** Start Stored data **
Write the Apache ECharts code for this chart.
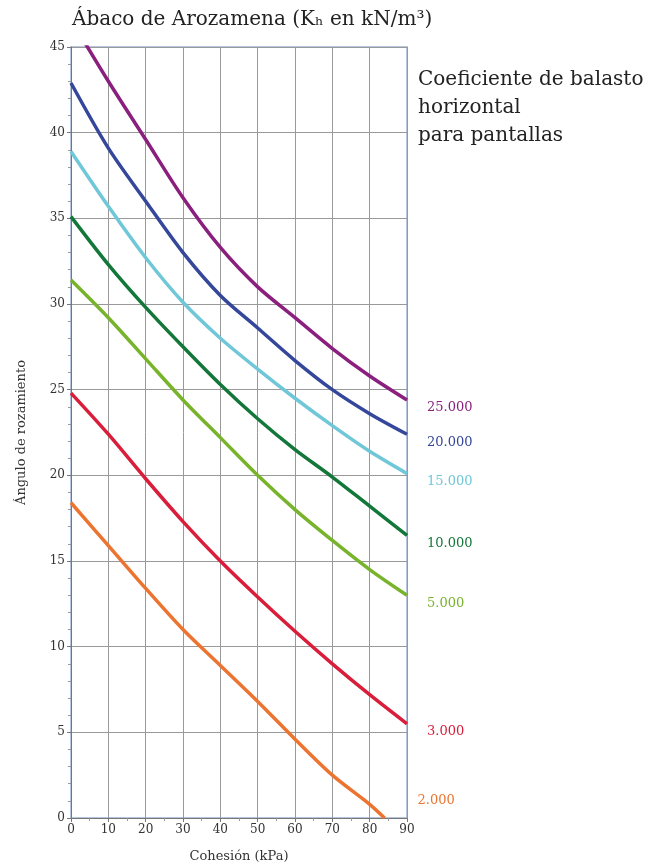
<!DOCTYPE html>
<html><head><meta charset="utf-8">
<script src="https://cdn.jsdelivr.net/npm/echarts@6/dist/echarts.min.js"></script>
<style>html,body{margin:0;padding:0;background:#fff}#c{width:662px;height:868px}</style>
</head><body><div id="c"></div>
<script>
const cohesion = [0,10,20,30,40,50,60,70,80,90];
const cohesionOrange = [0,10,20,30,40,50,60,70,80,84];
const k25000 = [46.6,43.0,39.6,36.2,33.3,31.0,29.2,27.4,25.8,24.4];
const k20000 = [42.9,39.1,36.0,33.0,30.5,28.6,26.7,25.0,23.6,22.4];
const k15000 = [38.9,35.7,32.7,30.1,28.0,26.2,24.5,22.9,21.4,20.1];
const k10000 = [35.1,32.3,29.8,27.5,25.3,23.3,21.5,19.9,18.2,16.5];
const k5000  = [31.4,29.2,26.8,24.4,22.2,20.0,18.0,16.2,14.5,13.0];
const k3000  = [24.8,22.4,19.8,17.3,15.0,12.9,10.9,9.0,7.2,5.5];
const k2000  = [18.4,15.9,13.4,11.0,8.9,6.8,4.6,2.5,0.8,0];
const names = ['25.000','20.000','15.000','10.000','5.000','3.000','2.000'];
const colors = ['#8a1f7e','#34479a','#6fc7d8','#13773a','#78b32c','#d81e3a','#ec7430'];
const serif = "'DejaVu Serif', 'Liberation Serif', serif";

const sets = [k25000,k20000,k15000,k10000,k5000,k3000,k2000];
const series = sets.map((vals,i)=>{
  const xs = i===6 ? cohesionOrange : cohesion;
  return {
    name: names[i], type:'line', smooth:0.3, symbol:'none', clip:true,
    data: xs.map((x,j)=>[x, vals[j]]),
    lineStyle:{color:colors[i], width:3.5},
    endLabel:{show:true, formatter:names[i], color:colors[i], fontFamily:serif, fontSize:13,
      offset: i===6 ? [25,-17] : [12,8]},
    z: 3
  };
});

const chart = echarts.init(document.getElementById('c'), null, {renderer:'canvas'});
chart.setOption({
  animation:false,
  title:[
    {text:'Ábaco de Arozamena (Kₕ en kN/m³)', left:67, top:5,
     textStyle:{fontFamily:serif, fontSize:20, fontWeight:'normal', color:'#222'}},
    {text:'Coeficiente de balasto\nhorizontal\npara pantallas', left:413, top:61,
     textStyle:{fontFamily:serif, fontSize:20, fontWeight:'normal', color:'#222', lineHeight:28}}
  ],
  grid:{left:71, right:255, top:47, bottom:47, show:true, borderColor:'#9fb3d3', borderWidth:1.5},
  xAxis:{type:'value', min:0, max:90, interval:10,
    name:'Cohesión (kPa)', nameLocation:'middle', nameGap:32,
    nameTextStyle:{fontFamily:serif, fontSize:13, color:'#333'},
    axisLine:{show:true, lineStyle:{color:'#777'}},
    axisTick:{show:true, length:4, lineStyle:{color:'#777'}},
    minorTick:{show:true, splitNumber:2, length:3, lineStyle:{color:'#999'}},
    axisLabel:{fontFamily:serif, fontSize:12, color:'#333', margin:6},
    splitLine:{show:true, lineStyle:{color:'#999', width:1}}
  },
  yAxis:{type:'value', min:0, max:45, interval:5,
    name:'Ángulo de rozamiento', nameLocation:'middle', nameGap:43,
    nameTextStyle:{fontFamily:serif, fontSize:13, color:'#333'},
    axisLine:{show:true, lineStyle:{color:'#777'}},
    axisTick:{show:true, length:4, lineStyle:{color:'#777'}},
    minorTick:{show:true, splitNumber:5, length:3, lineStyle:{color:'#999'}},
    axisLabel:{fontFamily:serif, fontSize:12, color:'#333', margin:6},
    splitLine:{show:true, lineStyle:{color:'#999', width:1}}
  },
  series: series
});
</script></body></html>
** End Stored data **
» Task directions:
Reproduce the listing word for word and omit its pictures.

» Exercise output:
Write the Apache ECharts code for this chart.
<!DOCTYPE html>
<html><head><meta charset="utf-8">
<script src="https://cdn.jsdelivr.net/npm/echarts@6/dist/echarts.min.js"></script>
<style>html,body{margin:0;padding:0;background:#fff}#c{width:662px;height:868px}</style>
</head><body><div id="c"></div>
<script>
const cohesion = [0,10,20,30,40,50,60,70,80,90];
const cohesionOrange = [0,10,20,30,40,50,60,70,80,84];
const k25000 = [46.6,43.0,39.6,36.2,33.3,31.0,29.2,27.4,25.8,24.4];
const k20000 = [42.9,39.1,36.0,33.0,30.5,28.6,26.7,25.0,23.6,22.4];
const k15000 = [38.9,35.7,32.7,30.1,28.0,26.2,24.5,22.9,21.4,20.1];
const k10000 = [35.1,32.3,29.8,27.5,25.3,23.3,21.5,19.9,18.2,16.5];
const k5000  = [31.4,29.2,26.8,24.4,22.2,20.0,18.0,16.2,14.5,13.0];
const k3000  = [24.8,22.4,19.8,17.3,15.0,12.9,10.9,9.0,7.2,5.5];
const k2000  = [18.4,15.9,13.4,11.0,8.9,6.8,4.6,2.5,0.8,0];
const names = ['25.000','20.000','15.000','10.000','5.000','3.000','2.000'];
const colors = ['#8a1f7e','#34479a','#6fc7d8','#13773a','#78b32c','#d81e3a','#ec7430'];
const serif = "'DejaVu Serif', 'Liberation Serif', serif";

const sets = [k25000,k20000,k15000,k10000,k5000,k3000,k2000];
const series = sets.map((vals,i)=>{
  const xs = i===6 ? cohesionOrange : cohesion;
  return {
    name: names[i], type:'line', smooth:0.3, symbol:'none', clip:true,
    data: xs.map((x,j)=>[x, vals[j]]),
    lineStyle:{color:colors[i], width:3.5},
    endLabel:{show:true, formatter:names[i], color:colors[i], fontFamily:serif, fontSize:13,
      offset: i===6 ? [25,-17] : [12,8]},
    z: 3
  };
});

const chart = echarts.init(document.getElementById('c'), null, {renderer:'canvas'});
chart.setOption({
  animation:false,
  title:[
    {text:'Ábaco de Arozamena (Kₕ en kN/m³)', left:67, top:5,
     textStyle:{fontFamily:serif, fontSize:20, fontWeight:'normal', color:'#222'}},
    {text:'Coeficiente de balasto\nhorizontal\npara pantallas', left:413, top:61,
     textStyle:{fontFamily:serif, fontSize:20, fontWeight:'normal', color:'#222', lineHeight:28}}
  ],
  grid:{left:71, right:255, top:47, bottom:47, show:true, borderColor:'#9fb3d3', borderWidth:1.5},
  xAxis:{type:'value', min:0, max:90, interval:10,
    name:'Cohesión (kPa)', nameLocation:'middle', nameGap:32,
    nameTextStyle:{fontFamily:serif, fontSize:13, color:'#333'},
    axisLine:{show:true, lineStyle:{color:'#777'}},
    axisTick:{show:true, length:4, lineStyle:{color:'#777'}},
    minorTick:{show:true, splitNumber:2, length:3, lineStyle:{color:'#999'}},
    axisLabel:{fontFamily:serif, fontSize:12, color:'#333', margin:6},
    splitLine:{show:true, lineStyle:{color:'#999', width:1}}
  },
  yAxis:{type:'value', min:0, max:45, interval:5,
    name:'Ángulo de rozamiento', nameLocation:'middle', nameGap:43,
    nameTextStyle:{fontFamily:serif, fontSize:13, color:'#333'},
    axisLine:{show:true, lineStyle:{color:'#777'}},
    axisTick:{show:true, length:4, lineStyle:{color:'#777'}},
    minorTick:{show:true, splitNumber:5, length:3, lineStyle:{color:'#999'}},
    axisLabel:{fontFamily:serif, fontSize:12, color:'#333', margin:6},
    splitLine:{show:true, lineStyle:{color:'#999', width:1}}
  },
  series: series
});
</script></body></html>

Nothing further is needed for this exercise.